Les murailles de feu
à les soigner, à leur porter du vin ou de l’eau et à les réconforter. Il distrayait les blessés et les estropiés avec les récits de ses voyages et mésaventures, séductions de ménagères, vols et raclées subis sur la route. De plus, il s’était équipé en ramassant des armes sur le terrain ; demain, il pourrait remplir une place vide. Beaucoup de servants avaient d’ailleurs pris la même décision sans y être contraints par leur maître.
Toute la nuit les feux grondèrent. Les marteaux des forgerons résonnèrent sans relâche, réparant les têtes de lances et les épées, battant le bronze pour rénover des revêtements de boucliers. Artisans et menuisiers rabotaient des bois de lance neufs et des armatures de boucliers pour le lendemain. Les alliés cuisinaient leur brouet sur des feux de flèches et de lances ennemies brisées. Considérant le sacrifice des défenseurs, les natifs d’Alpenoï, qui la veille vendaient leurs produits pour faire des bénéfices, offraient désormais leurs denrées pour rien et en faisaient même venir davantage par chariots.
Et les renforts ? Viendraient-ils ? Devinant le souci de l’armée, Léonidas esquiva les assemblées et conseils de guerre ; il circulait parmi les hommes, secondant les commandants.
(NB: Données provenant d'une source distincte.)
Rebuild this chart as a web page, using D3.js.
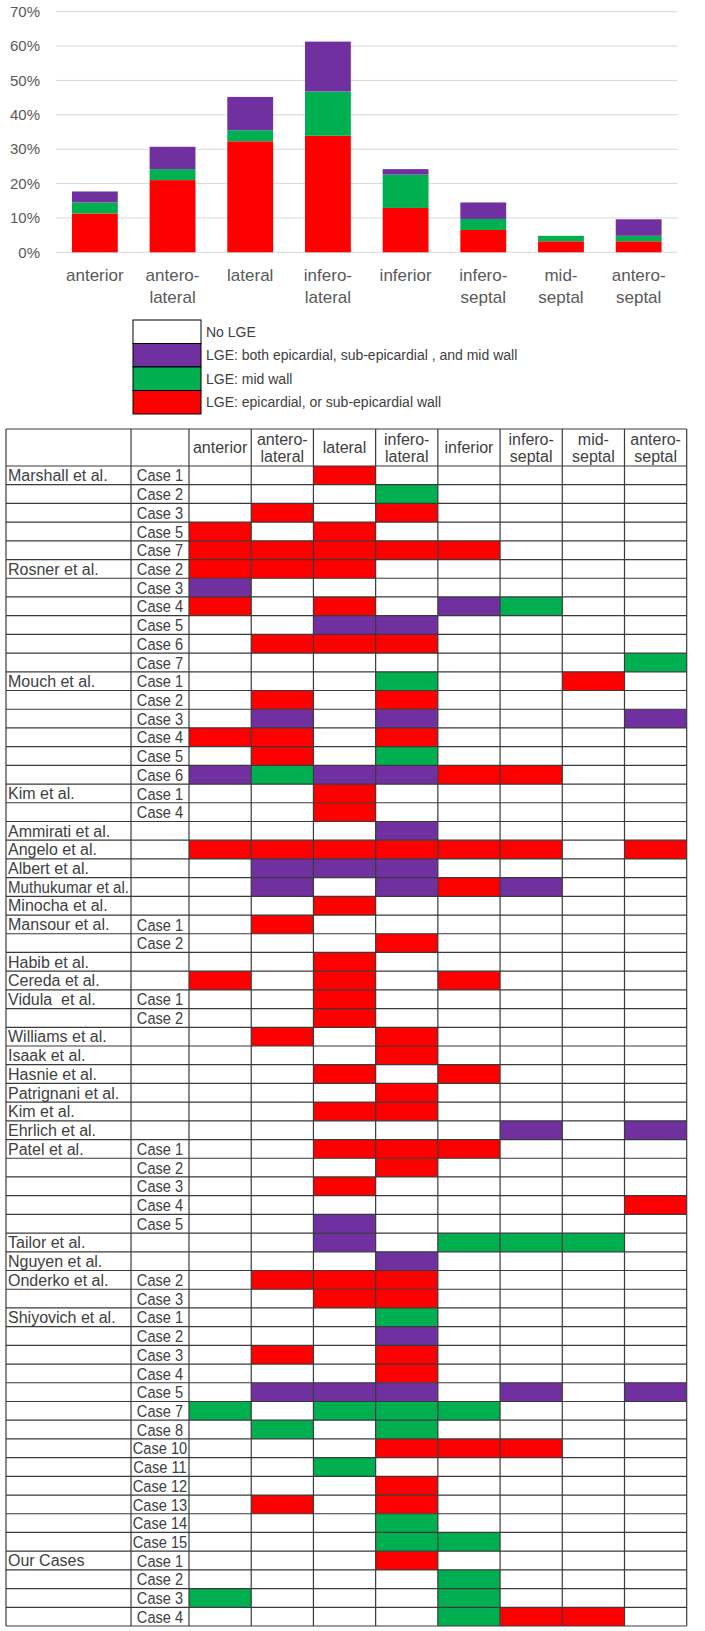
<!DOCTYPE html>
<html>
<head>
<meta charset="utf-8">
<script src="https://cdn.jsdelivr.net/npm/d3@7"></script>
<style>
  body { margin: 0; background: #fff; }
  svg { display: block; font-family: "Liberation Sans", Arial, sans-serif; }
</style>
</head>
<body>
<svg id="chart"></svg>
<script>
// segments (x categories)
const segments = ["anterior", "antero-lateral", "lateral", "infero-lateral", "inferior", "infero-septal", "mid-septal", "antero-septal"];

// stacked bar values (%)
const epiValues  = [11.3, 21.0, 32.3, 33.9, 12.9, 6.5, 3.2, 3.2];
const midValues  = [3.2, 3.2, 3.2, 12.9, 9.7, 3.2, 1.6, 1.6];
const bothValues = [3.2, 6.5, 9.7, 14.5, 1.6, 4.8, 0, 4.8];

const yTicks = [0, 10, 20, 30, 40, 50, 60, 70];

const legendLabels = [
  "No LGE",
  "LGE: both epicardial, sub-epicardial , and mid wall",
  "LGE: mid wall",
  "LGE: epicardial, or sub-epicardial wall"
];

// table rows
const studyLabels = [
  "Marshall et al.", "", "", "", "",
  "Rosner et al.", "", "", "", "", "",
  "Mouch et al.", "", "", "", "", "",
  "Kim et al.", "",
  "Ammirati et al.", "Angelo et al.", "Albert et al.", "Muthukumar et al.", "Minocha et al.",
  "Mansour et al.", "",
  "Habib et al.", "Cereda et al.",
  "Vidula  et al.", "",
  "Williams et al.", "Isaak et al.", "Hasnie et al.", "Patrignani et al.", "Kim et al.", "Ehrlich et al.",
  "Patel et al.", "", "", "", "",
  "Tailor et al.", "Nguyen et al.",
  "Onderko et al.", "",
  "Shiyovich et al.", "", "", "", "", "", "", "", "", "", "", "", "",
  "Our Cases", "", "", ""
];
const caseLabels = [
  "Case 1", "Case 2", "Case 3", "Case 5", "Case 7",
  "Case 2", "Case 3", "Case 4", "Case 5", "Case 6", "Case 7",
  "Case 1", "Case 2", "Case 3", "Case 4", "Case 5", "Case 6",
  "Case 1", "Case 4",
  "", "", "", "", "",
  "Case 1", "Case 2",
  "", "",
  "Case 1", "Case 2",
  "", "", "", "", "", "",
  "Case 1", "Case 2", "Case 3", "Case 4", "Case 5",
  "", "",
  "Case 2", "Case 3",
  "Case 1", "Case 2", "Case 3", "Case 4", "Case 5", "Case 7", "Case 8", "Case 10", "Case 11", "Case 12", "Case 13", "Case 14", "Case 15",
  "Case 1", "Case 2", "Case 3", "Case 4"
];
// R = epicardial / sub-epicardial, G = mid wall, P = both, . = no LGE
const lgePattern = [
  "..R.....", "...G....", ".R.R....", "R.R.....", "RRRRR...",
  "RRR.....", "P.......", "R.R.PG..", "..PP....", ".RRR....", ".......G",
  "...G..R.", ".R.R....", ".P.P...P", "RR.R....", ".R.G....", "PGPPRR..",
  "..R.....", "..R.....",
  "...P....", "RRRRRR.R", ".PPP....", ".P.PRP..", "..R.....",
  ".R......", "...R....",
  "..R.....", "R.R.R...",
  "..R.....", "..R.....",
  ".R.R....", "...R....", "..R.R...", "...R....", "..RR....", ".....P.P",
  "..RRR...", "...R....", "..R.....", ".......R", "..P.....",
  "..P.GGG.", "...P....",
  ".RRR....", "..RR....",
  "...G....", "...P....", ".R.R....", "...R....", ".PPP.P.P", "G.GGG...", ".G.G....", "...RRR..", "..G.....", "...R....", ".R.R....", "...G....", "...GG...",
  "...R....", "....G...", "G...G...", "....GRR."
];

const colors = { R: "#ff0000", G: "#00b050", P: "#7030a0", ".": "#ffffff" };
const legendColors = ["#ffffff", "#7030a0", "#00b050", "#ff0000"];

const W = 705, H = 1631;
const svg = d3.select("#chart").attr("width", W).attr("height", H);
svg.append("rect").attr("width", W).attr("height", H).attr("fill", "#fff");

// ---------- stacked bar chart ----------
const x = d3.scaleBand().domain(segments).range([56, 677.5]).paddingInner(0.41).paddingOuter(0.205);
const y = d3.scaleLinear().domain([0, 70]).range([252.3, 11.7]);

svg.append("g").selectAll("line").data(yTicks).join("line")
  .attr("x1", 56).attr("x2", 677.5)
  .attr("y1", d => y(d)).attr("y2", d => y(d))
  .attr("stroke", "#d9d9d9").attr("stroke-width", 1);

svg.append("g").selectAll("text").data(yTicks).join("text")
  .attr("x", 40).attr("y", d => y(d)).attr("dy", "0.35em")
  .attr("text-anchor", "end").attr("font-size", 15).attr("fill", "#595959")
  .text(d => d + "%");

const rows = segments.map((s, i) => ({ seg: s, epi: epiValues[i], mid: midValues[i], both: bothValues[i] }));
const stack = d3.stack().keys(["epi", "mid", "both"])(rows);
const stackColors = { epi: "#ff0000", mid: "#00b050", both: "#7030a0" };

svg.append("g").selectAll("g").data(stack).join("g")
  .attr("fill", d => stackColors[d.key])
  .selectAll("rect").data(d => d).join("rect")
  .attr("x", d => x(d.data.seg))
  .attr("width", x.bandwidth())
  .attr("y", d => y(d[1]))
  .attr("height", d => y(d[0]) - y(d[1]));

// split "antero-lateral" into two lines
const splitLabel = d => d.includes("-") ? [d.split("-")[0] + "-", d.split("-")[1]] : [d];

// x labels
svg.append("g").selectAll("text").data(segments).join("text")
  .attr("text-anchor", "middle").attr("font-size", 17).attr("fill", "#595959")
  .each(function (d) {
    d3.select(this).selectAll("tspan").data(splitLabel(d)).join("tspan")
      .attr("x", x(d) + x.bandwidth() / 2)
      .attr("y", (p, i) => 275 + i * 21.7)
      .attr("dy", "0.35em")
      .text(p => p);
  });

// ---------- legend ----------
const lg = svg.append("g");
const legendTop = 320, legendRow = 23.5;
lg.selectAll("rect").data(legendLabels).join("rect")
  .attr("x", 133).attr("width", 68)
  .attr("y", (d, i) => legendTop + i * legendRow).attr("height", legendRow)
  .attr("fill", (d, i) => legendColors[i])
  .attr("stroke", "#000").attr("stroke-width", 1);
lg.selectAll("text").data(legendLabels).join("text")
  .attr("x", 206).attr("y", (d, i) => legendTop + (i + 0.5) * legendRow).attr("dy", "0.35em")
  .attr("font-size", 14).attr("fill", "#404040")
  .text(d => d);

// ---------- table ----------
const tLeft = 6, tCase = 131, tData = 189, tRight = 686.7;
const tTop = 429, tHead = 466, tBottom = 1626;
const cx = d3.scaleBand().domain(segments).range([tData, tRight]);
const ry = d3.scaleBand().domain(d3.range(lgePattern.length)).range([tHead, tBottom]);

const tbl = svg.append("g");

// coloured cells
const cells = [];
lgePattern.forEach((p, r) => p.split("").forEach((c, j) => { if (c !== ".") cells.push({ r, seg: segments[j], c }); }));
tbl.append("g").selectAll("rect").data(cells).join("rect")
  .attr("x", d => cx(d.seg)).attr("y", d => ry(d.r))
  .attr("width", cx.bandwidth()).attr("height", ry.bandwidth())
  .attr("fill", d => colors[d.c]);

// grid lines
const lineColor = "#3a3a3a";
const vLines = [tLeft, tCase, ...segments.map(s => cx(s)), tRight];
tbl.append("g").selectAll("line").data(vLines).join("line")
  .attr("x1", d => d).attr("x2", d => d).attr("y1", tTop).attr("y2", tBottom)
  .attr("stroke", lineColor).attr("stroke-width", 1.2);
const hLines = [tTop, ...d3.range(lgePattern.length).map(i => ry(i)), tBottom];
tbl.append("g").selectAll("line").data(hLines).join("line")
  .attr("x1", tLeft).attr("x2", tRight).attr("y1", d => d).attr("y2", d => d)
  .attr("stroke", lineColor).attr("stroke-width", 1.2);

// header
tbl.append("g").selectAll("text").data(segments).join("text")
  .attr("text-anchor", "middle").attr("font-size", 16).attr("fill", "#404040")
  .each(function (d) {
    const parts = splitLabel(d);
    const yc = (tTop + tHead) / 2;
    d3.select(this).selectAll("tspan").data(parts).join("tspan")
      .attr("x", cx(d) + cx.bandwidth() / 2)
      .attr("y", (p, i) => parts.length === 1 ? yc : yc - 8 + i * 16.5)
      .attr("dy", "0.35em")
      .text(p => p);
  });

// row labels
tbl.append("g").selectAll("text").data(studyLabels).join("text")
  .attr("x", tLeft + 2).attr("y", (d, i) => ry(i) + ry.bandwidth() / 2).attr("dy", "0.36em")
  .attr("font-size", 16).attr("fill", "#404040")
  .attr("xml:space", "preserve")
  .text(d => d)
  .each(function () {
    const maxW = tCase - tLeft - 4;
    if (this.getComputedTextLength() > maxW) {
      d3.select(this).attr("textLength", maxW).attr("lengthAdjust", "spacingAndGlyphs");
    }
  });

// case labels: taller, condensed
tbl.append("g").selectAll("text").data(caseLabels).join("text")
  .attr("transform", (d, i) => `translate(${(tCase + tData) / 2},${ry(i) + ry.bandwidth() / 2}) scale(0.86,1)`)
  .attr("dy", "0.36em")
  .attr("text-anchor", "middle").attr("font-size", 17).attr("fill", "#404040")
  .text(d => d);
</script>
</body>
</html>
Il envoyait des messagers aux villes afin de demander de l’aide et il n’échappa à personne qu’il choisissait toujours les plus jeunes pour ces missions. Était-ce parce qu’ils couraient plus vite, ou bien pour épargner ceux qui avaient encore le plus d’années à vivre ?
Deux messagers vinrent de la flotte alliée ; ils appartenaient au vaisseau rapide qui servait de courrier entre la marine au-dessous et l’armée, là-haut. Les alliés avaient attaqué la flotte perse ce jour-là, mais sans effet, quoique sans dommages. Nos navires devaient garder les détroits, ou bien Xerxès pourrait débarquer son armée à l’arrière des défenseurs et les isoler ; et les troupes devaient tenir le défilé ou bien le Perse pourrait avancer son armée jusqu’à l’Euripe et piéger la flotte. Jusque-là, tous les deux tenaient bon.
Polynice vint s’asseoir quelques instants près d’un feu autour duquel notre peloton s’était réuni. Il avait retrouvé un gymnaste et entraîneur renommé, Milon, qu’il avait connu aux Jeux olympiques et celui-ci lui avait pansé la cuisse et donné une drogue pour tuer la douleur.
— As-tu acquis assez de gloire, Kallistos ? lui demanda Dienekès.
Polynice ne répondit que par un regard étonnamment triste. Il semblait contrit.
— Viens t’asseoir ici, lui dit Dienekès, indiquant une place sèche.
Autour du feu, les hommes dormaient comme des souches, les uns sur les autres ou se servant de leurs boucliers souillés comme oreillers. En face de Polynice, Alexandros fixait le feu du regard avec une déchirante absence. Sa mâchoire avait été cassée ; tout le côté droit de son visage était pourpre ; l’os était tenu en place par une lanière de cuir.
— Laisse-moi voir, dit Polynice.
Il trouva dans la trousse que lui avait donnée l’entraîneur un mélange cireux d’ambre et d’euphorbe, qu’on appelait un « déjeuner de boxeur », de l’espèce que les pugilistes utilisaient entre leurs combats pour immobiliser des dents et des os fracturés. Il le pétrit jusqu’à ce que la pâte fût devenue tiède et molle. Puis il se tourna vers l’entraîneur et lui dit :
— Tu le feras mieux que moi, Milon.
Polynice prit la main droite d’Alexandros dans la sienne, pour l’aider à maîtriser sa douleur.
— Tiens bon. Serre jusqu’à me briser les doigts.
L’entraîneur cracha dans la bouche d’Alexandros une purge de vin non coupé pour éliminer les caillots et, de ses doigts, il retira de la même bouche une grosse boule de mucus. Je tenais la tête d’Alexandros et lui, la main de Polynice. Dienekès observa l’entraîneur introduire un bâton d’ambre mou entre les mâchoires du garçon et presser doucement sur la mandibule fracturée.
— Compte lentement, dit l’entraîneur au patient. À cinquante, tu ne pourras plus mobiliser cette fracture avec un levier.
Alexandros relâcha la main de Polynice, qui le regarda d’un air chagriné.
— Pardonne-moi, Alexandros.
— Pourquoi ?
— Pour t’avoir cassé le nez.
Alexandros se mit à rire, mais sa mâchoire le fit grimacer.